Metrics & Analytics

Cohort Analysis

A technique that groups users who share a common characteristic (usually acquisition date) and tracks their behaviour over time to reveal retention, engagement, and revenue trends.

What is Cohort Analysis?

Cohort analysis groups users who share a common starting point (usually their signup week/month) and tracks their behaviour over time. It reveals whether product improvements are actually being experienced by real users, not just new cohorts.

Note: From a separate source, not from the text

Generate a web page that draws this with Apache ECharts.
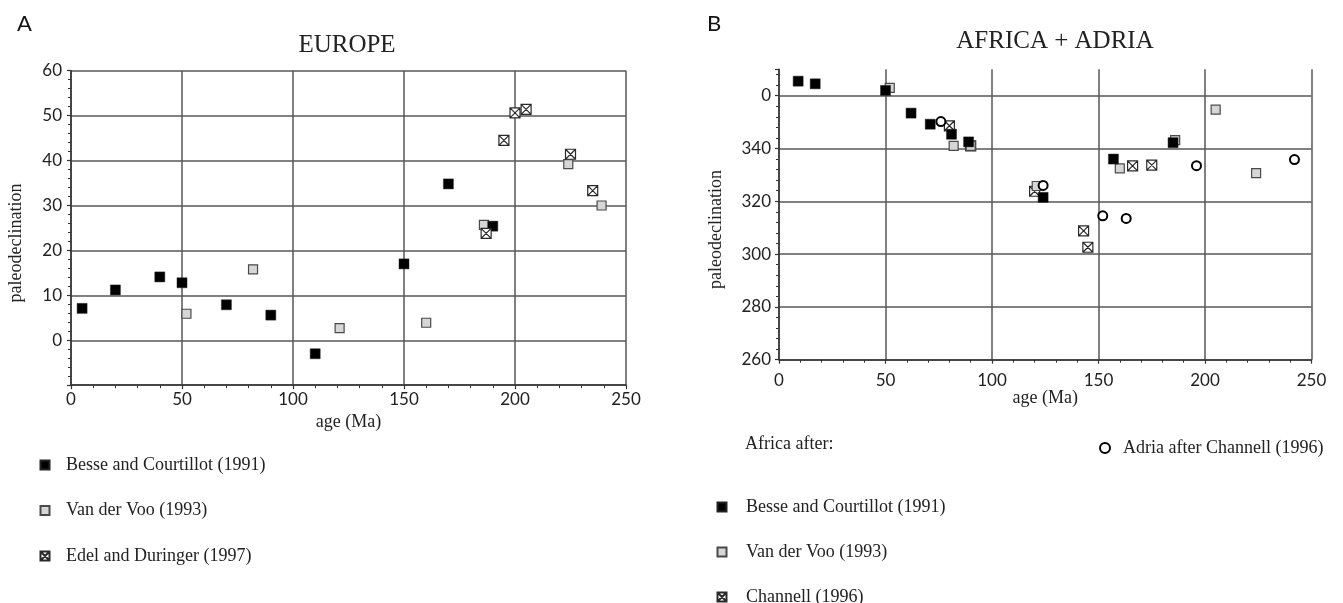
<!DOCTYPE html>
<html>
<head>
<meta charset="utf-8">
<script src="https://cdn.jsdelivr.net/npm/echarts@6/dist/echarts.min.js"></script>
<style>
  html, body { margin: 0; padding: 0; background: #fff; }
  #chart { width: 1343px; height: 603px; }
</style>
</head>
<body>
<div id="chart"></div>
<script>
// ---- Europe: paleodeclination (deg) against age (Ma) ----
const europeBesseAge = [5, 20, 40, 50, 70, 90, 110, 150, 170, 190];
const europeBesseDec = [7.1, 11.2, 14.1, 12.8, 7.9, 5.6, -3.0, 17.0, 34.8, 25.4];
const europeVdvAge = [52, 82, 121, 160, 186, 224, 239];
const europeVdvDec = [5.9, 15.8, 2.7, 3.9, 25.7, 39.2, 30.0];
const europeEdelAge = [187, 195, 200, 205, 225, 235];
const europeEdelDec = [23.8, 44.5, 50.6, 51.4, 41.4, 33.3];

// ---- Africa + Adria: paleodeclination (deg, 0-360) against age (Ma) ----
const africaBesseAge = [9, 17, 50, 62, 71, 81, 89, 124, 157, 185];
const africaBesseDec = [5.5, 4.5, 2.0, 353.4, 349.2, 345.4, 342.5, 321.5, 336.0, 342.2];
const africaVdvAge = [52, 82, 90, 121, 160, 186, 205, 224];
const africaVdvDec = [3.0, 341.0, 341.0, 325.8, 332.5, 343.2, 354.7, 330.7];
const africaChannellAge = [80, 90, 120, 143, 145, 166, 175];
const africaChannellDec = [348.6, 341.0, 323.8, 308.8, 302.6, 333.4, 333.7];
const adriaAge = [76, 124, 152, 163, 196, 242];
const adriaDec = [350.2, 326.0, 314.5, 313.5, 333.5, 335.8];

// tick labels
const ageTicks = [0, 50, 100, 150, 200, 250];
const europeDecTicks = [0, 10, 20, 30, 40, 50, 60];
const africaDecTicks = [260, 280, 300, 320, 340, 360];

const NAMES = {
  besse: 'Besse and Courtillot (1991)',
  vdv: 'Van der Voo (1993)',
  edel: 'Edel and Duringer (1997)',
  channell: 'Channell (1996)',
  adria: 'Adria after Channell (1996)'
};

const SERIF = '"Liberation Serif", "Times New Roman", serif';
const SANS = 'Lato, "DejaVu Sans", sans-serif';
const GRID_COLOR = '#575757';
const AXIS_COLOR = '#333';
const CROSSED = 'path://M0 0H10V10H0ZM0 0L10 10M10 0L0 10';

function pairs(xs, ys, mapY) {
  return xs.map((x, i) => [x, mapY ? mapY(ys[i]) : ys[i]]);
}
// declinations just past north are drawn above 360 so the axis runs continuously
const wrapDec = d => (d < 180 ? d + 360 : d);

const styles = {
  besse: { symbol: 'rect', symbolSize: 10, itemStyle: { color: '#000000', borderColor: '#222', borderWidth: 0.5, opacity: 1 } },
  vdv: { symbol: 'rect', symbolSize: 9, itemStyle: { color: '#d6d6d6', borderColor: '#4a4a4a', borderWidth: 1.2, opacity: 1 } },
  crossed: { symbol: CROSSED, symbolSize: 10, itemStyle: { color: '#ffffff', borderColor: '#2a2a2a', borderWidth: 1.2, opacity: 1 } },
  adria: { symbol: 'circle', symbolSize: 9, itemStyle: { color: '#ffffff', borderColor: '#000', borderWidth: 2, opacity: 1 } }
};

function scatter(name, key, grid, data) {
  return Object.assign({
    name: name,
    type: 'scatter',
    xAxisIndex: grid,
    yAxisIndex: grid,
    data: data,
    silent: true,
    emphasis: { disabled: true }
  }, JSON.parse(JSON.stringify(styles[key])));
}

function ageAxis(grid, labelMargin, nameGap) {
  return {
    type: 'value', gridIndex: grid, min: 0, max: 250, interval: 50,
    name: 'age (Ma)', nameLocation: 'middle', nameGap: nameGap,
    nameTextStyle: { fontFamily: SERIF, fontSize: 18, color: '#222' },
    axisLine: { show: true, onZero: false, lineStyle: { color: AXIS_COLOR, width: 1.5 } },
    axisTick: { show: true, length: 4, lineStyle: { color: AXIS_COLOR, width: 1.2 } },
    minorTick: { show: true, splitNumber: 5, length: 3, lineStyle: { color: AXIS_COLOR, width: 1 } },
    axisLabel: {
      margin: labelMargin, fontFamily: SANS, fontSize: 17, color: '#222',
      formatter: v => (ageTicks.indexOf(v) >= 0 ? String(v) : '')
    },
    splitLine: { show: true, lineStyle: { color: GRID_COLOR, width: 1.5 } }
  };
}

function legendBlock(left, top, names, gap, pad, size) {
  return {
    orient: 'vertical', left: left, top: top, height: 160,
    itemWidth: size, itemHeight: size, itemGap: gap,
    data: names,
    selectedMode: false,
    textStyle: { fontFamily: SERIF, fontSize: 18, color: '#222', lineHeight: 20, padding: [0, 0, 0, pad] }
  };
}

const option = {
  backgroundColor: '#ffffff',
  animation: false,
  title: [
    { text: 'A', left: 12, top: 8, textStyle: { fontFamily: SANS, fontSize: 22, fontWeight: 'normal', color: '#111' } },
    { text: 'EUROPE', left: 342, top: 28, textAlign: 'center', textStyle: { fontFamily: SERIF, fontSize: 25, fontWeight: 'normal', color: '#222' } },
    { text: 'B', left: 702, top: 8, textStyle: { fontFamily: SANS, fontSize: 22, fontWeight: 'normal', color: '#111' } },
    { text: 'AFRICA + ADRIA', left: 1050, top: 24, textAlign: 'center', textStyle: { fontFamily: SERIF, fontSize: 25, fontWeight: 'normal', color: '#222' } }
  ],
  grid: [
    { left: 71, top: 70.7, width: 555, height: 314.5 },
    { left: 779, top: 69.3, width: 532.5, height: 290.4 }
  ],
  xAxis: [ageAxis(0, 6, 24), ageAxis(1, 12, 28)],
  yAxis: [
    {
      type: 'value', gridIndex: 0, min: -10, max: 60, interval: 10,
      name: 'paleodeclination', nameLocation: 'middle', nameGap: 46,
      nameTextStyle: { fontFamily: SERIF, fontSize: 18, color: '#222', padding: [0, 30, 0, 0] },
      axisLine: { show: true, lineStyle: { color: AXIS_COLOR, width: 1.5 } },
      axisTick: { show: true, length: 4, lineStyle: { color: AXIS_COLOR, width: 1.2 } },
      minorTick: { show: true, splitNumber: 5, length: 3, lineStyle: { color: AXIS_COLOR, width: 1 } },
      axisLabel: {
        margin: 9, fontFamily: SANS, fontSize: 17, color: '#222',
        formatter: v => (europeDecTicks.indexOf(v) >= 0 ? String(v) : '')
      },
      splitLine: { show: true, lineStyle: { color: GRID_COLOR, width: 1.5 } }
    },
    {
      type: 'value', gridIndex: 1, min: 260, max: 370, interval: 20,
      name: 'paleodeclination', nameLocation: 'middle', nameGap: 54,
      nameTextStyle: { fontFamily: SERIF, fontSize: 18, color: '#222', padding: [0, 30, 0, 0] },
      axisLine: { show: true, lineStyle: { color: AXIS_COLOR, width: 1.5 } },
      axisTick: { show: true, length: 4, lineStyle: { color: AXIS_COLOR, width: 1.2 } },
      minorTick: { show: true, splitNumber: 5, length: 3, lineStyle: { color: AXIS_COLOR, width: 1 } },
      axisLabel: {
        margin: 8, fontFamily: SANS, fontSize: 17, color: '#222',
        formatter: v => (africaDecTicks.indexOf(v) < 0 ? '' : (v === 360 ? '0' : String(v)))
      },
      // no rule along the open top edge of this panel
      splitLine: {
        show: true,
        lineStyle: {
          color: [GRID_COLOR, GRID_COLOR, GRID_COLOR, GRID_COLOR, GRID_COLOR, GRID_COLOR, 'rgba(0,0,0,0)'],
          width: 1.5
        }
      }
    }
  ],
  legend: [
    legendBlock(34.5, 450, [NAMES.besse, NAMES.vdv, NAMES.edel], 25.5, 11.5, 9),
    legendBlock(711.5, 492, [NAMES.besse, NAMES.vdv, NAMES.channell], 25, 14.5, 9),
    legendBlock(1094, 433, [NAMES.adria], 20, 8, 10)
  ],
  graphic: [
    {
      type: 'text', left: 745, top: 435,
      style: { text: 'Africa after:', font: '18px ' + SERIF, fill: '#222' }
    }
  ],
  series: [
    scatter(NAMES.vdv, 'vdv', 0, pairs(europeVdvAge, europeVdvDec)),
    scatter(NAMES.besse, 'besse', 0, pairs(europeBesseAge, europeBesseDec)),
    scatter(NAMES.edel, 'crossed', 0, pairs(europeEdelAge, europeEdelDec)),
    scatter(NAMES.channell, 'crossed', 1, pairs(africaChannellAge, africaChannellDec, wrapDec)),
    scatter(NAMES.vdv, 'vdv', 1, pairs(africaVdvAge, africaVdvDec, wrapDec)),
    scatter(NAMES.besse, 'besse', 1, pairs(africaBesseAge, africaBesseDec, wrapDec)),
    scatter(NAMES.adria, 'adria', 1, pairs(adriaAge, adriaDec, wrapDec))
  ]
};

const chart = echarts.init(document.getElementById('chart'), null, { renderer: 'canvas' });
chart.setOption(option);
</script>
</body>
</html>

Reading a cohort retention table

`

Cohort | Week 0 | Week 1 | Week 2 | Week 4 | Week 8

Jan | 100% | 45% | 32% | 22% | 18%

Feb | 100% | 48% | 35% | 25% | 20%

Mar | 100% | 52% | 40% | 31% | 26%

`

Each row is an acquisition cohort. Each column is how many users were active N weeks after signup. Improving numbers from Jan → Mar indicates the product is getting better at retaining users.


What to look for

  • Flattening curves — retention stabilising above 0% = you have a retained core
  • Improving cohorts — later cohorts retain better = product improvements are working
  • Cliff at day 1/3 — massive early drop-off = onboarding problem
  • Revenue cohorts — expansion MRR in older cohorts = strong monetisation

Frequently asked questions

What's the difference between cohort analysis and funnel analysis?

Funnel analysis measures conversion through a sequence of steps at a point in time. Cohort analysis measures what happens to a group of users over time. Use funnels to find where users drop off in a flow; use cohorts to measure whether product changes improved long-term retention.

How many users do I need for reliable cohort analysis?

At least 100–200 users per cohort for statistical reliability. With smaller cohorts, retention curves are noisy. Early-stage companies should focus on qualitative interviews alongside cohort data rather than trusting small-sample cohort curves.